■ TASK TO COMPLETE: Reproduce the data below in full and exclude every picture.

■ GIVEN MATERIAL:

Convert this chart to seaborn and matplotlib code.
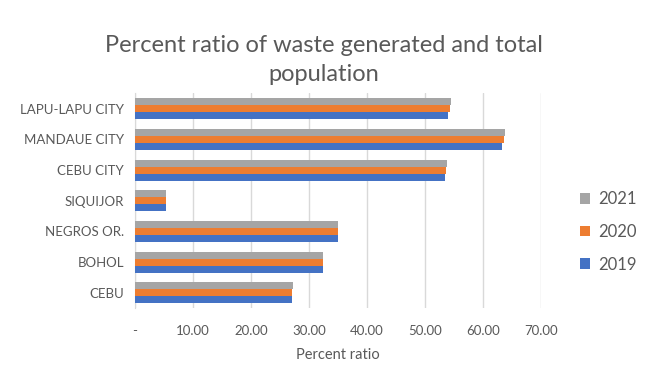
import pandas as pd
import numpy as np
import matplotlib.pyplot as plt
import seaborn as sns

# data (top to bottom)
cities = ["LAPU-LAPU CITY", "MANDAUE CITY", "CEBU CITY", "SIQUIJOR",
          "NEGROS OR.", "BOHOL", "CEBU"]
ratio_2021 = [54.6, 63.8, 53.8, 5.4, 35.1, 32.4, 27.2]
ratio_2020 = [54.4, 63.6, 53.6, 5.4, 35.1, 32.4, 27.0]
ratio_2019 = [54.0, 63.3, 53.5, 5.4, 35.1, 32.4, 27.1]
years = ["2021", "2020", "2019"]
x_ticks = [0, 10, 20, 30, 40, 50, 60, 70]
x_ticklabels = ["-", "10.00", "20.00", "30.00", "40.00", "50.00", "60.00", "70.00"]

df = pd.DataFrame({
    "City": cities * 3,
    "Year": [y for y in years for _ in cities],
    "Ratio": ratio_2021 + ratio_2020 + ratio_2019,
})

sns.set_style("white")
plt.rcParams['font.family'] = ['Lato', 'DejaVu Sans']
text_col = "#595959"

fig = plt.figure(figsize=(6.47, 3.70), dpi=100)
ax = fig.add_axes([0.2087, 0.1676, 0.627, 0.5797])

palette = {"2021": "#a5a5a5", "2020": "#ed7d31", "2019": "#4472c4"}
sns.barplot(data=df, y="City", x="Ratio", hue="Year", hue_order=years,
            order=cities, palette=palette, width=0.685, saturation=1,
            orient="h", ax=ax, linewidth=0, zorder=3)

ax.set_xlim(0, 70)
ax.set_xticks(x_ticks)
ax.set_xticklabels(x_ticklabels)
ax.grid(axis="x", color="#d9d9d9", linewidth=1, zorder=0)
ax.set_axisbelow(True)
for s in ["top", "right", "bottom"]:
    ax.spines[s].set_visible(False)
ax.spines["left"].set_color("#d9d9d9")
ax.tick_params(axis="both", length=0, labelcolor=text_col, labelsize=9.5)
ax.tick_params(axis="x", pad=12)
ax.tick_params(axis="y", pad=8)
ax.set_ylabel("")
ax.set_xlabel("Percent ratio", color=text_col, fontsize=10.5, labelpad=8)

fig.suptitle("Percent ratio of waste generated and total\npopulation",
             x=0.5, y=0.905, va="top", color=text_col, fontsize=17,
             linespacing=1.45)

ax.legend(loc="center left", bbox_to_anchor=(1.06, 0.355), frameon=False,
          handlelength=0.6, handleheight=0.6, handletextpad=0.5,
          labelspacing=1.0, fontsize=12, labelcolor=text_col)

fig.savefig("out.png", dpi=100)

■ EXERCISE SOLUTION:
Convert this chart to seaborn and matplotlib code.
import pandas as pd
import numpy as np
import matplotlib.pyplot as plt
import seaborn as sns

# data (top to bottom)
cities = ["LAPU-LAPU CITY", "MANDAUE CITY", "CEBU CITY", "SIQUIJOR",
          "NEGROS OR.", "BOHOL", "CEBU"]
ratio_2021 = [54.6, 63.8, 53.8, 5.4, 35.1, 32.4, 27.2]
ratio_2020 = [54.4, 63.6, 53.6, 5.4, 35.1, 32.4, 27.0]
ratio_2019 = [54.0, 63.3, 53.5, 5.4, 35.1, 32.4, 27.1]
years = ["2021", "2020", "2019"]
x_ticks = [0, 10, 20, 30, 40, 50, 60, 70]
x_ticklabels = ["-", "10.00", "20.00", "30.00", "40.00", "50.00", "60.00", "70.00"]

df = pd.DataFrame({
    "City": cities * 3,
    "Year": [y for y in years for _ in cities],
    "Ratio": ratio_2021 + ratio_2020 + ratio_2019,
})

sns.set_style("white")
plt.rcParams['font.family'] = ['Lato', 'DejaVu Sans']
text_col = "#595959"

fig = plt.figure(figsize=(6.47, 3.70), dpi=100)
ax = fig.add_axes([0.2087, 0.1676, 0.627, 0.5797])

palette = {"2021": "#a5a5a5", "2020": "#ed7d31", "2019": "#4472c4"}
sns.barplot(data=df, y="City", x="Ratio", hue="Year", hue_order=years,
            order=cities, palette=palette, width=0.685, saturation=1,
            orient="h", ax=ax, linewidth=0, zorder=3)

ax.set_xlim(0, 70)
ax.set_xticks(x_ticks)
ax.set_xticklabels(x_ticklabels)
ax.grid(axis="x", color="#d9d9d9", linewidth=1, zorder=0)
ax.set_axisbelow(True)
for s in ["top", "right", "bottom"]:
    ax.spines[s].set_visible(False)
ax.spines["left"].set_color("#d9d9d9")
ax.tick_params(axis="both", length=0, labelcolor=text_col, labelsize=9.5)
ax.tick_params(axis="x", pad=12)
ax.tick_params(axis="y", pad=8)
ax.set_ylabel("")
ax.set_xlabel("Percent ratio", color=text_col, fontsize=10.5, labelpad=8)

fig.suptitle("Percent ratio of waste generated and total\npopulation",
             x=0.5, y=0.905, va="top", color=text_col, fontsize=17,
             linespacing=1.45)

ax.legend(loc="center left", bbox_to_anchor=(1.06, 0.355), frameon=False,
          handlelength=0.6, handleheight=0.6, handletextpad=0.5,
          labelspacing=1.0, fontsize=12, labelcolor=text_col)

fig.savefig("out.png", dpi=100)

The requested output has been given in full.